● SOURCE DATA
========
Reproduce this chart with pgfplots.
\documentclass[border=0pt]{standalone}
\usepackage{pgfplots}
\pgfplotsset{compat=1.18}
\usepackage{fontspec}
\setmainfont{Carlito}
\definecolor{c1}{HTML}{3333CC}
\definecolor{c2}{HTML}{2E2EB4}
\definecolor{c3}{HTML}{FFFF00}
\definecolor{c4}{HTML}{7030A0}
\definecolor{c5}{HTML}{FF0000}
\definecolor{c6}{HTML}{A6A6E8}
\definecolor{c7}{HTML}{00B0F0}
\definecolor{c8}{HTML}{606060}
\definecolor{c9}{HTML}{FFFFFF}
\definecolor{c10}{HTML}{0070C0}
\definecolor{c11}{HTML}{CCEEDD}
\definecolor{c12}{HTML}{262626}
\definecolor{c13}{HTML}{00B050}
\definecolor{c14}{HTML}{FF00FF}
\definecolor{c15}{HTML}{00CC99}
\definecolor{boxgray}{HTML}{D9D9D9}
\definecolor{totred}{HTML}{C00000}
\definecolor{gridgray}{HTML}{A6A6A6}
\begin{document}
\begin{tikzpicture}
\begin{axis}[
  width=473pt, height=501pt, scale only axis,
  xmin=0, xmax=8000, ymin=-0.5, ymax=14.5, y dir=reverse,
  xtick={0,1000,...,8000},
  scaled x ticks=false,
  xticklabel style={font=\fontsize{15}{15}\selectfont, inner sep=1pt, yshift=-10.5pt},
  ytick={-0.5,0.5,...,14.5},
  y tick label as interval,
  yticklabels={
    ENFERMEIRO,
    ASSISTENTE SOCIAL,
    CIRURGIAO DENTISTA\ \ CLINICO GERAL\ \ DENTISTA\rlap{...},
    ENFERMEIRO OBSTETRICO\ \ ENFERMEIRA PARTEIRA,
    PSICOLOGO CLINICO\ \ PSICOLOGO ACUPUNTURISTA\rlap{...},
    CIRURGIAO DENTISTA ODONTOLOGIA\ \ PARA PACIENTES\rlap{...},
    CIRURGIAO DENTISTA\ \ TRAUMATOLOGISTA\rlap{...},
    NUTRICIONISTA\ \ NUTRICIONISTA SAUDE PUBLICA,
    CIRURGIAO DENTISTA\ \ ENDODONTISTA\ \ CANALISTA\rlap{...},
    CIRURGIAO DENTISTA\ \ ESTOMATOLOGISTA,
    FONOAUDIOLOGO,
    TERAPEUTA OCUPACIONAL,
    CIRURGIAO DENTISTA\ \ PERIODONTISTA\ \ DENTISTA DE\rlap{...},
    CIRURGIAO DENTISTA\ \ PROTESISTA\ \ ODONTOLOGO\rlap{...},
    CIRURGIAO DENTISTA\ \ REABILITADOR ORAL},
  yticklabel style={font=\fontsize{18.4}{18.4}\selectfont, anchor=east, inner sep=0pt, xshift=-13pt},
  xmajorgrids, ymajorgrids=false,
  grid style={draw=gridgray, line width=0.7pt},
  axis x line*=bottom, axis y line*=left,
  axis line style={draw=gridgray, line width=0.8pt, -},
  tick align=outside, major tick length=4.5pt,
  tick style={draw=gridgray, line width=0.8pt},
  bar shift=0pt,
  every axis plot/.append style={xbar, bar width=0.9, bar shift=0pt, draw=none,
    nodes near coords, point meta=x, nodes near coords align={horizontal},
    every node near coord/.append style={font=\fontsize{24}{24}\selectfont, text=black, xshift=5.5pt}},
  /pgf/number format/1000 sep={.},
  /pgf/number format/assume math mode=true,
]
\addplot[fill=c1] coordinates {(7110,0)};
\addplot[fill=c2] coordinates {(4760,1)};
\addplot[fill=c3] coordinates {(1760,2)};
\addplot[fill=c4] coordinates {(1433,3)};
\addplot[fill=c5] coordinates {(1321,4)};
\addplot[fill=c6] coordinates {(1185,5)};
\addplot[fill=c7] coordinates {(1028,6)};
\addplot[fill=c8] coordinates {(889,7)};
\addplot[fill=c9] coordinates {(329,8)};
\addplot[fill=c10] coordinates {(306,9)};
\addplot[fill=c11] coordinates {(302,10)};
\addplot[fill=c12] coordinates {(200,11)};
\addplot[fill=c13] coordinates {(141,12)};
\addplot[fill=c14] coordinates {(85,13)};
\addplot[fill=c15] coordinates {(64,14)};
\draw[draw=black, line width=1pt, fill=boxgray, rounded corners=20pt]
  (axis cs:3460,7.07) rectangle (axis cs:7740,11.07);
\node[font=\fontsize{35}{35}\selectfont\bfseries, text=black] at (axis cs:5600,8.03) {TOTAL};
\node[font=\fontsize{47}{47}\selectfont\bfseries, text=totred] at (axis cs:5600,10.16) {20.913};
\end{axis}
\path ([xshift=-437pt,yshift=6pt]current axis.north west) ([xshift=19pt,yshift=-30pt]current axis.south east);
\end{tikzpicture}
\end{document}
========
● OBJECTIVE
Transcribe the whole listing with nothing added or left out.

● THE COMPLETED TASK
Reproduce this chart with pgfplots.
\documentclass[border=0pt]{standalone}
\usepackage{pgfplots}
\pgfplotsset{compat=1.18}
\usepackage{fontspec}
\setmainfont{Carlito}
\definecolor{c1}{HTML}{3333CC}
\definecolor{c2}{HTML}{2E2EB4}
\definecolor{c3}{HTML}{FFFF00}
\definecolor{c4}{HTML}{7030A0}
\definecolor{c5}{HTML}{FF0000}
\definecolor{c6}{HTML}{A6A6E8}
\definecolor{c7}{HTML}{00B0F0}
\definecolor{c8}{HTML}{606060}
\definecolor{c9}{HTML}{FFFFFF}
\definecolor{c10}{HTML}{0070C0}
\definecolor{c11}{HTML}{CCEEDD}
\definecolor{c12}{HTML}{262626}
\definecolor{c13}{HTML}{00B050}
\definecolor{c14}{HTML}{FF00FF}
\definecolor{c15}{HTML}{00CC99}
\definecolor{boxgray}{HTML}{D9D9D9}
\definecolor{totred}{HTML}{C00000}
\definecolor{gridgray}{HTML}{A6A6A6}
\begin{document}
\begin{tikzpicture}
\begin{axis}[
  width=473pt, height=501pt, scale only axis,
  xmin=0, xmax=8000, ymin=-0.5, ymax=14.5, y dir=reverse,
  xtick={0,1000,...,8000},
  scaled x ticks=false,
  xticklabel style={font=\fontsize{15}{15}\selectfont, inner sep=1pt, yshift=-10.5pt},
  ytick={-0.5,0.5,...,14.5},
  y tick label as interval,
  yticklabels={
    ENFERMEIRO,
    ASSISTENTE SOCIAL,
    CIRURGIAO DENTISTA\ \ CLINICO GERAL\ \ DENTISTA\rlap{...},
    ENFERMEIRO OBSTETRICO\ \ ENFERMEIRA PARTEIRA,
    PSICOLOGO CLINICO\ \ PSICOLOGO ACUPUNTURISTA\rlap{...},
    CIRURGIAO DENTISTA ODONTOLOGIA\ \ PARA PACIENTES\rlap{...},
    CIRURGIAO DENTISTA\ \ TRAUMATOLOGISTA\rlap{...},
    NUTRICIONISTA\ \ NUTRICIONISTA SAUDE PUBLICA,
    CIRURGIAO DENTISTA\ \ ENDODONTISTA\ \ CANALISTA\rlap{...},
    CIRURGIAO DENTISTA\ \ ESTOMATOLOGISTA,
    FONOAUDIOLOGO,
    TERAPEUTA OCUPACIONAL,
    CIRURGIAO DENTISTA\ \ PERIODONTISTA\ \ DENTISTA DE\rlap{...},
    CIRURGIAO DENTISTA\ \ PROTESISTA\ \ ODONTOLOGO\rlap{...},
    CIRURGIAO DENTISTA\ \ REABILITADOR ORAL},
  yticklabel style={font=\fontsize{18.4}{18.4}\selectfont, anchor=east, inner sep=0pt, xshift=-13pt},
  xmajorgrids, ymajorgrids=false,
  grid style={draw=gridgray, line width=0.7pt},
  axis x line*=bottom, axis y line*=left,
  axis line style={draw=gridgray, line width=0.8pt, -},
  tick align=outside, major tick length=4.5pt,
  tick style={draw=gridgray, line width=0.8pt},
  bar shift=0pt,
  every axis plot/.append style={xbar, bar width=0.9, bar shift=0pt, draw=none,
    nodes near coords, point meta=x, nodes near coords align={horizontal},
    every node near coord/.append style={font=\fontsize{24}{24}\selectfont, text=black, xshift=5.5pt}},
  /pgf/number format/1000 sep={.},
  /pgf/number format/assume math mode=true,
]
\addplot[fill=c1] coordinates {(7110,0)};
\addplot[fill=c2] coordinates {(4760,1)};
\addplot[fill=c3] coordinates {(1760,2)};
\addplot[fill=c4] coordinates {(1433,3)};
\addplot[fill=c5] coordinates {(1321,4)};
\addplot[fill=c6] coordinates {(1185,5)};
\addplot[fill=c7] coordinates {(1028,6)};
\addplot[fill=c8] coordinates {(889,7)};
\addplot[fill=c9] coordinates {(329,8)};
\addplot[fill=c10] coordinates {(306,9)};
\addplot[fill=c11] coordinates {(302,10)};
\addplot[fill=c12] coordinates {(200,11)};
\addplot[fill=c13] coordinates {(141,12)};
\addplot[fill=c14] coordinates {(85,13)};
\addplot[fill=c15] coordinates {(64,14)};
\draw[draw=black, line width=1pt, fill=boxgray, rounded corners=20pt]
  (axis cs:3460,7.07) rectangle (axis cs:7740,11.07);
\node[font=\fontsize{35}{35}\selectfont\bfseries, text=black] at (axis cs:5600,8.03) {TOTAL};
\node[font=\fontsize{47}{47}\selectfont\bfseries, text=totred] at (axis cs:5600,10.16) {20.913};
\end{axis}
\path ([xshift=-437pt,yshift=6pt]current axis.north west) ([xshift=19pt,yshift=-30pt]current axis.south east);
\end{tikzpicture}
\end{document}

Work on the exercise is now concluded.